● **PROBLEM STATEMENT**:
Copy out the data exactly, leaving the pictures behind.

□ □ □ □ □

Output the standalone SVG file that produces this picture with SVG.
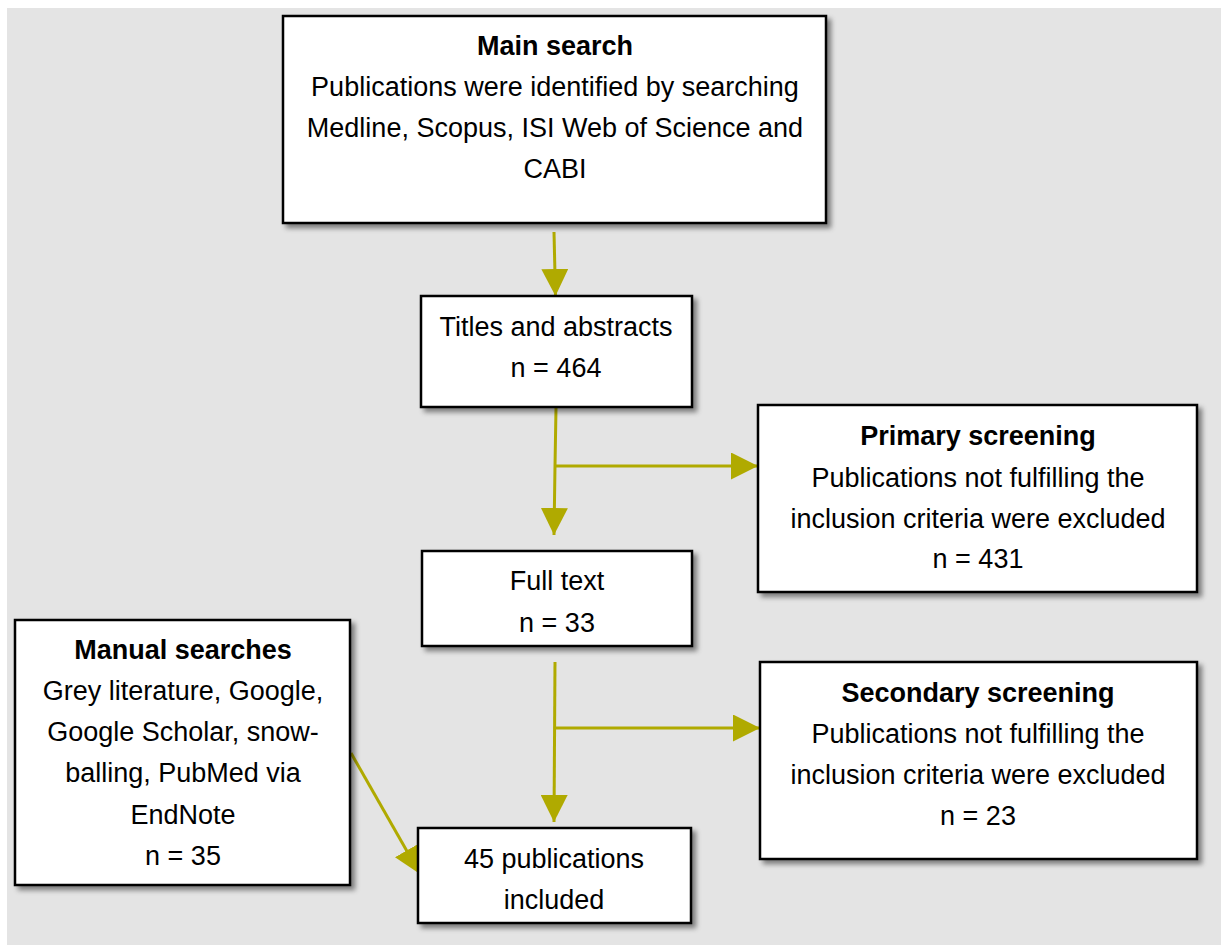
<svg xmlns="http://www.w3.org/2000/svg" width="1221" height="945" viewBox="0 0 1221 945">
<defs>
<filter id="sh" x="-10%" y="-10%" width="130%" height="130%">
<feDropShadow dx="4" dy="4" stdDeviation="2.5" flood-color="#000" flood-opacity="0.45"/>
</filter>
<marker id="ah" markerWidth="9" markerHeight="9" refX="9" refY="4.5" orient="auto" markerUnits="strokeWidth">
<path d="M0,0 L9,4.5 L0,9 Z" fill="#b0aa00"/>
</marker>
</defs>
<style>
.box{fill:#fff;stroke:#000;stroke-width:2.5;filter:url(#sh)}
text{font-family:"Liberation Sans",Arial,sans-serif;font-size:27px;fill:#000;text-anchor:middle}
.b{font-weight:bold}
.c{stroke:#b0aa00;stroke-width:3;fill:none}
</style>
<rect x="7" y="8" width="1214" height="937" fill="#e4e4e4"/>
<g id="connectors">
<line class="c" x1="554" y1="232" x2="555.5" y2="296" marker-end="url(#ah)"/>
<path class="c" d="M556,408 L555,466 L554,535" marker-end="url(#ah)"/>
<line class="c" x1="555" y1="466" x2="758" y2="466" marker-end="url(#ah)"/>
<line class="c" x1="555" y1="662" x2="554" y2="822" marker-end="url(#ah)"/>
<line class="c" x1="555" y1="728" x2="760" y2="728" marker-end="url(#ah)"/>
<line class="c" x1="351" y1="753" x2="420" y2="874" marker-end="url(#ah)"/>
</g>
<g id="main-search">
<rect class="box" x="283" y="16" width="543" height="207"/>
<text x="555" y="55" class="b">Main search</text>
<text x="555" y="96">Publications were identified by searching</text>
<text x="555" y="137">Medline, Scopus, ISI Web of Science and</text>
<text x="555" y="178">CABI</text>
</g>
<g id="titles-abstracts">
<rect class="box" x="421" y="296" width="271" height="111"/>
<text x="556" y="336">Titles and abstracts</text>
<text x="556" y="377">n = 464</text>
</g>
<g id="primary-screening">
<rect class="box" x="758" y="405" width="439" height="187"/>
<text x="978" y="445" class="b">Primary screening</text>
<text x="978" y="487">Publications not fulfilling the</text>
<text x="978" y="528">inclusion criteria were excluded</text>
<text x="978" y="568">n = 431</text>
</g>
<g id="full-text">
<rect class="box" x="422" y="551" width="270" height="95"/>
<text x="557" y="590">Full text</text>
<text x="557" y="632">n = 33</text>
</g>
<g id="secondary-screening">
<rect class="box" x="760" y="662" width="437" height="197"/>
<text x="978" y="702" class="b">Secondary screening</text>
<text x="978" y="743">Publications not fulfilling the</text>
<text x="978" y="784">inclusion criteria were excluded</text>
<text x="978" y="825">n = 23</text>
</g>
<g id="manual-searches">
<rect class="box" x="15" y="620" width="335" height="265"/>
<text x="183" y="659" class="b">Manual searches</text>
<text x="183" y="700">Grey literature, Google,</text>
<text x="183" y="741">Google Scholar, snow-</text>
<text x="183" y="782">balling, PubMed via</text>
<text x="183" y="824">EndNote</text>
<text x="183" y="865">n = 35</text>
</g>
<g id="included">
<rect class="box" x="418" y="828" width="273" height="95"/>
<text x="554" y="868">45 publications</text>
<text x="554" y="909">included</text>
</g>
</svg>
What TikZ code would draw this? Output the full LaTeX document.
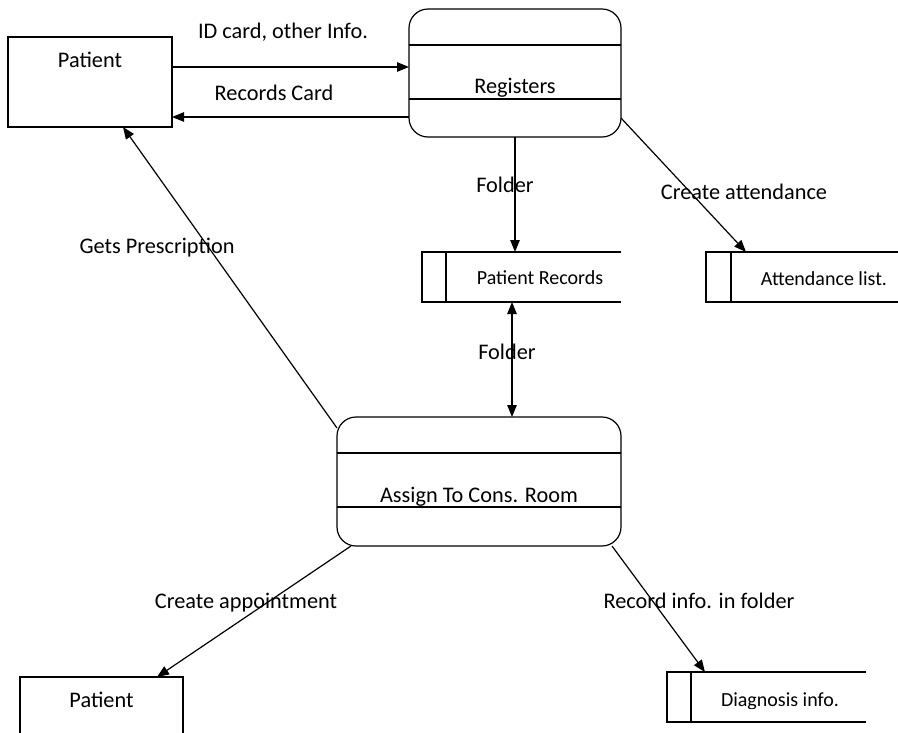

□ □ □ □ □

● **EXERCISE OUTPUT**:
Output the standalone SVG file that produces this picture with SVG.
<svg xmlns="http://www.w3.org/2000/svg" width="1221" height="945" viewBox="0 0 1221 945">
<defs>
<filter id="sh" x="-10%" y="-10%" width="130%" height="130%">
<feDropShadow dx="4" dy="4" stdDeviation="2.5" flood-color="#000" flood-opacity="0.45"/>
</filter>
<marker id="ah" markerWidth="9" markerHeight="9" refX="9" refY="4.5" orient="auto" markerUnits="strokeWidth">
<path d="M0,0 L9,4.5 L0,9 Z" fill="#b0aa00"/>
</marker>
</defs>
<style>
.box{fill:#fff;stroke:#000;stroke-width:2.5;filter:url(#sh)}
text{font-family:"Liberation Sans",Arial,sans-serif;font-size:27px;fill:#000;text-anchor:middle}
.b{font-weight:bold}
.c{stroke:#b0aa00;stroke-width:3;fill:none}
</style>
<rect x="7" y="8" width="1214" height="937" fill="#e4e4e4"/>
<g id="connectors">
<line class="c" x1="554" y1="232" x2="555.5" y2="296" marker-end="url(#ah)"/>
<path class="c" d="M556,408 L555,466 L554,535" marker-end="url(#ah)"/>
<line class="c" x1="555" y1="466" x2="758" y2="466" marker-end="url(#ah)"/>
<line class="c" x1="555" y1="662" x2="554" y2="822" marker-end="url(#ah)"/>
<line class="c" x1="555" y1="728" x2="760" y2="728" marker-end="url(#ah)"/>
<line class="c" x1="351" y1="753" x2="420" y2="874" marker-end="url(#ah)"/>
</g>
<g id="main-search">
<rect class="box" x="283" y="16" width="543" height="207"/>
<text x="555" y="55" class="b">Main search</text>
<text x="555" y="96">Publications were identified by searching</text>
<text x="555" y="137">Medline, Scopus, ISI Web of Science and</text>
<text x="555" y="178">CABI</text>
</g>
<g id="titles-abstracts">
<rect class="box" x="421" y="296" width="271" height="111"/>
<text x="556" y="336">Titles and abstracts</text>
<text x="556" y="377">n = 464</text>
</g>
<g id="primary-screening">
<rect class="box" x="758" y="405" width="439" height="187"/>
<text x="978" y="445" class="b">Primary screening</text>
<text x="978" y="487">Publications not fulfilling the</text>
<text x="978" y="528">inclusion criteria were excluded</text>
<text x="978" y="568">n = 431</text>
</g>
<g id="full-text">
<rect class="box" x="422" y="551" width="270" height="95"/>
<text x="557" y="590">Full text</text>
<text x="557" y="632">n = 33</text>
</g>
<g id="secondary-screening">
<rect class="box" x="760" y="662" width="437" height="197"/>
<text x="978" y="702" class="b">Secondary screening</text>
<text x="978" y="743">Publications not fulfilling the</text>
<text x="978" y="784">inclusion criteria were excluded</text>
<text x="978" y="825">n = 23</text>
</g>
<g id="manual-searches">
<rect class="box" x="15" y="620" width="335" height="265"/>
<text x="183" y="659" class="b">Manual searches</text>
<text x="183" y="700">Grey literature, Google,</text>
<text x="183" y="741">Google Scholar, snow-</text>
<text x="183" y="782">balling, PubMed via</text>
<text x="183" y="824">EndNote</text>
<text x="183" y="865">n = 35</text>
</g>
<g id="included">
<rect class="box" x="418" y="828" width="273" height="95"/>
<text x="554" y="868">45 publications</text>
<text x="554" y="909">included</text>
</g>
</svg>
What TikZ code would draw this? Output the full LaTeX document.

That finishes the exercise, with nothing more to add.